Humility and Exaltation (continued)
It is even thus, too, in the pursuit of humility. To every Christian the command comes from the throne of God Himself: humble yourself. The earnest attempt to listen and obey will be rewarded - yes, rewarded - with the painful discovery of two things. The one, what depth of pride, that is of unwillingness to count oneself and to be counted nothing, to submit absolutely to God, there was, that one never knew. The other, what utter impotence there is in all our efforts, and in all our prayers too for God's help, to destroy the hideous monster. Blessed the man who now learns to put this hope in God, and to persevere, notwithstanding all the power of pride within him, in acts of humiliation before God and Men. We know the law of human nature: acts produce habits, habits breed dispositions, dispositions form the will, and the rightly-formed will is character. It is no otherwise in the work of grace. As acts, persistently repeated, beget habits and dispositions, and these strengthened the will, He who works both to will and to do comes with His mighty power and Spirit: and the humbling of the proud heart with which the penitent saint cast himself so often before God, is rewarded with the "more grace" of the humble heart, in which the Spirit of Jesus has conquered, and brought the new nature to its maturity, and He the meek and lowly One now dwells for ever.
Humble yourselves in the sight of the Lord, and He will exalt you. And wherein does the exaltation consist? The highest glory of the creature is in being only a vessel, to receive and enjoy and show forth the glory of God. It can do this only as it is willing to be nothing in itself, that God may be all. Water always fills first the lowest places. The lower, the emptier a man lies before God, the speedier and the fuller will be the inflow of the divine glory. The exaltation God promises is not, cannot be, any external things apart from Himself; all that He has to give or can give is only more of Himself, Himself to take more complete possession. The exaltation is not, like an earthly prize, something arbitrary, in no necessary connection with the conduct to be rewarded. No, but it is in its very nature the effect and result of the humbling of ourselves. It is nothing but the gift of such a divine indwelling humility, such a conformity to and possession of the humility of the Lamb of God as fits us for receiving fully the indwelling of God.
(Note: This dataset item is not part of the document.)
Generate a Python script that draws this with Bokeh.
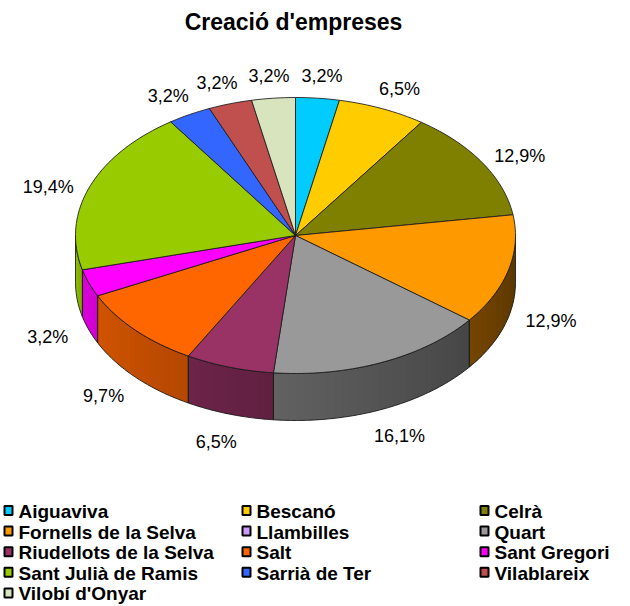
import numpy as np
from bokeh.plotting import figure
from bokeh.models import Range1d
from bokeh.embed import file_html
from bokeh.resources import INLINE
from bokeh.core.properties import value

# ---- data ----
categories = ["Aiguaviva", "Bescanó", "Celrà", "Fornells de la Selva", "Llambilles",
              "Quart", "Riudellots de la Selva", "Salt", "Sant Gregori",
              "Sant Julià de Ramis", "Sarrià de Ter", "Vilablareix", "Vilobí d'Onyar"]
percents = [3.2, 6.5, 12.9, 12.9, 0.0, 16.1, 6.5, 9.7, 3.2, 19.4, 3.2, 3.2, 3.2]
colors = ["#00CCFF", "#FFCC00", "#808000", "#FF9900", "#CC99FF", "#999999", "#993366",
          "#FF6600", "#FF00FF", "#99CC00", "#3366FF", "#C0504D", "#D7E4BD"]
title_text = "Creació d'empreses"

# ---- layout (data space = picture pixels) ----
W, H = 630, 606
cx, cy, a, b, depth = 295.0, 235.0, 220.0, 138.0, 47.0

p = figure(width=W, height=H, output_backend="svg", toolbar_location=None,
           x_range=Range1d(0, W), y_range=Range1d(H, 0),
           min_border=0, outline_line_color=None)
p.axis.visible = False
p.grid.visible = False
p.background_fill_color = "white"
p.border_fill_color = "white"


def arc(t1, t2, n=None, dy=0.0):
    if n is None:
        n = max(2, int(abs(t2 - t1) / 1.5) + 2)
    t = np.radians(np.linspace(t1, t2, n))
    return list(cx + a * np.sin(t)), list(cy - b * np.cos(t) + dy)


def shade(hexcol, f):
    h = hexcol.lstrip("#")
    r, g, bb = (int(h[i:i + 2], 16) for i in (0, 2, 4))
    return "#%02x%02x%02x" % (int(r * f), int(g * f), int(bb * f))


def side_factor(t):
    return float(np.clip(0.37 + (t - 100.0) / 160.0 * 0.5, 0.35, 0.9))


total = sum(percents)
starts, ends = [], []
acc = 0.0
for v in percents:
    starts.append(acc / total * 360.0)
    acc += v
    ends.append(acc / total * 360.0)

# side walls (front half only), drawn as overlapping strips for a smooth shading
sx, sy, sc = [], [], []
ox, oy = [], []
for v, t1, t2, col in zip(percents, starts, ends, colors):
    if v <= 0:
        continue
    lo, hi = max(t1, 90.0), min(t2, 270.0)
    if hi <= lo:
        continue
    edges = np.arange(lo, hi, 2.0).tolist() + [hi]
    for s1, s2 in zip(edges[:-1], edges[1:]):
        e2 = min(s2 + 1.0, hi)
        tx, ty = arc(s1, e2, 4)
        bx, by = arc(e2, s1, 4, dy=depth)
        sx.append(tx + bx)
        sy.append(ty + by)
        sc.append(shade(col, side_factor((s1 + s2) / 2)))
    tx, ty = arc(lo, hi)
    bx, by = arc(hi, lo, dy=depth)
    ox.append(tx + bx)
    oy.append(ty + by)

p.patches(xs=sx, ys=sy, fill_color=sc, line_color=None)
p.patches(xs=ox, ys=oy, fill_color=None, line_color="#1a1a1a", line_width=1, line_alpha=0.85)

# top face
wx, wy, wc = [], [], []
for v, t1, t2, col in zip(percents, starts, ends, colors):
    if v <= 0:
        continue
    ax_, ay_ = arc(t1, t2)
    wx.append([cx] + ax_)
    wy.append([cy] + ay_)
    wc.append(col)
p.patches(xs=wx, ys=wy, fill_color=wc, line_color="#1a1a1a", line_width=1, line_alpha=0.85)

# percentage labels
lx, ly, lt = [], [], []
for v, t1, t2 in zip(percents, starts, ends):
    if v <= 0:
        continue
    m = np.radians((t1 + t2) / 2)
    x = cx + 1.2 * a * np.sin(m)
    y = cy - 1.25 * b * np.cos(m) + 12.0 + (30.0 if np.cos(m) < 0 else 0.0)
    lx.append(x)
    ly.append(y)
    lt.append(("%.1f" % v).replace(".", ",") + "%")
p.text(x=lx, y=ly, text=lt, text_align="center", text_baseline="middle",
       text_font=value("Liberation Sans"), text_font_size="18px", text_color="black")

# title
p.text(x=[293], y=[21], text=[title_text], text_align="center", text_baseline="middle",
       text_font=value("Liberation Sans"), text_font_size="23px", text_font_style="bold",
       text_color="black")

# legend (3 columns, row-major)
col_x = [18, 256, 494]
row_y0, row_dy = 511.0, 20.6
gx, gy, gt, gc = [], [], [], []
for i, (name, col) in enumerate(zip(categories, colors)):
    r, c = divmod(i, 3)
    gx.append(col_x[c])
    gy.append(row_y0 + r * row_dy)
    gt.append(name)
    gc.append(col)
p.rect(x=[x - 10 for x in gx], y=[y - 1 for y in gy], width=8, height=9,
       fill_color=gc, line_color="black", line_width=2)
p.text(x=gx, y=gy, text=gt, text_align="left", text_baseline="middle",
       text_font=value("Liberation Sans"), text_font_size="19px", text_font_style="bold",
       text_color="black")

open("out.html", "w").write(file_html(p, INLINE))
He that humbleth himself shall be exalted. Of the truth of these words Jesus Himself is the proof; of the certainty of their fulfillment to us He is the pledge. Let us take His yoke upon us and learn of Him, for He is meek and lowly of heart. If we are but willing to stoop to Him, as He has stooped to us, He will yet stoop to each one of us again, and we shall find ourselves not unequally yoked with Him. As we enter deeper into the fellowship of His humiliation, and either humble ourselves or bear the humbling of men, we can count upon it that the Spirit of His exaltation, "the Spirit of God and of glory," will rest upon us. The presence and the power of the glorified Christ will come to them that are of an humble spirit. When God can again have His rightful place in us, He will lift us up. Make His glory thy care in humbling thyself; He will make thy glory His care in perfecting thy humility, and breathing into thee, as thy abiding life, the very Spirit of His Son. As the all-pervading life of God possesses thee, there will be nothing so natural, and nothing so sweet, as to be nothing, with not a thought or wish for self, because all is occupied with Him who filleth all. "Most gladly will I glory in my weakness, that the strength of Christ may rest upon me."